WAIVING ACCOUNTING IN ESTATES
June 28, 2010 § 2 Comments
[This information comes from the outline of a presentation made by Bob Williford to the Chancery Judges Spring Conference earlier this year. Used with his permission.]
- An Administrator is required to file an annual account and a final account. §§ 91-7-277 and 291, MCA.
- Although the statute does not provide an exception to the filing of a final account, a final accounting may be waived “on good cause shown.” § 91-7-291, MCA.
- The Administrator may be relieved of the duty of accounting by waiver of all parties interested in the estate of their right to an accounting. 34 C.J.S. Executors and Administrators, § 834.
- If all of the heirs of the estate join in a request to waive annual account, the court would seem to have discretion to do so, but the court does have statutory authority to waive the final account.
- An Executor is required to file annual accounts and a final account. §§ 91-7-277 and 291, MCA.
- case law, however, recognizes that a testator may waive the requirement of both annual and final accounts.
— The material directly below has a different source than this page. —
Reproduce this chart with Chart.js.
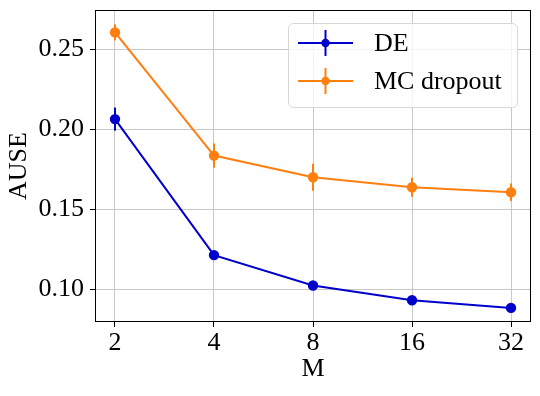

Harper v. Harper, 491 So.2d 189 (Miss. 1986); Will of McCaffrey v. Fortenberry, 592 So.2d 52 (Miss. 1991); Matter of Holt v. Scott, 806 So.2d 296 (Miss. App. 2001). BUT consider the following case: Where accounting was waived in the Will, it was held that administration of the esatte was removed from jurisdiction of the court. Bryan v. Bryan, 167 So.2d 56 (Miss. 1936).
- It is customary to waive accounting even if the Will does not expressly so provde, assuming all of the residuary beneficiaries join in the rtequest.
- The court may require an account even if waived in the Will. In re Estate of Carter, 912 So.2d 138 (Miss. 2005).